You can't pick your neighbors, or can you? When and how to rely on
retrieval in the $k$NN-LM
- URL: http://arxiv.org/abs/2210.15859v1
- Date: Fri, 28 Oct 2022 02:57:40 GMT
- Title: You can't pick your neighbors, or can you? When and how to rely on
retrieval in the $k$NN-LM
- Authors: Andrew Drozdov, Shufan Wang, Razieh Rahimi, Andrew McCallum, Hamed
Zamani, Mohit Iyyer
- Abstract summary: Retrieval-enhanced language models (LMs) condition their predictions on text retrieved from large external datastores.
One such approach, the $k$NN-LM, interpolates any existing LM's predictions with the output of a $k$-nearest neighbors model.
We empirically measure the effectiveness of our approach on two English language modeling datasets.

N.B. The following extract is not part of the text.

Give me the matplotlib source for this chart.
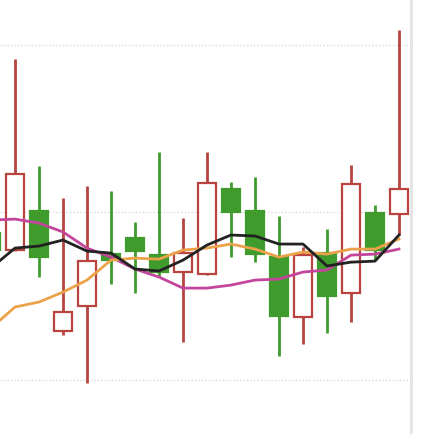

- Score: 65.74934004876914
- License: http://arxiv.org/licenses/nonexclusive-distrib/1.0/
- Abstract: Retrieval-enhanced language models (LMs), which condition their predictions
on text retrieved from large external datastores, have recently shown
significant perplexity improvements compared to standard LMs. One such
approach, the $k$NN-LM, interpolates any existing LM's predictions with the
output of a $k$-nearest neighbors model and requires no additional training. In
this paper, we explore the importance of lexical and semantic matching in the
context of items retrieved by $k$NN-LM. We find two trends: (1) the presence of
large overlapping $n$-grams between the datastore and evaluation set plays an
important factor in strong performance, even when the datastore is derived from
the training data; and (2) the $k$NN-LM is most beneficial when retrieved items
have high semantic similarity with the query. Based on our analysis, we define
a new formulation of the $k$NN-LM that uses retrieval quality to assign the
interpolation coefficient. We empirically measure the effectiveness of our
approach on two English language modeling datasets, Wikitext-103 and PG-19. Our
re-formulation of the $k$NN-LM is beneficial in both cases, and leads to nearly
4% improvement in perplexity on the Wikitext-103 test set.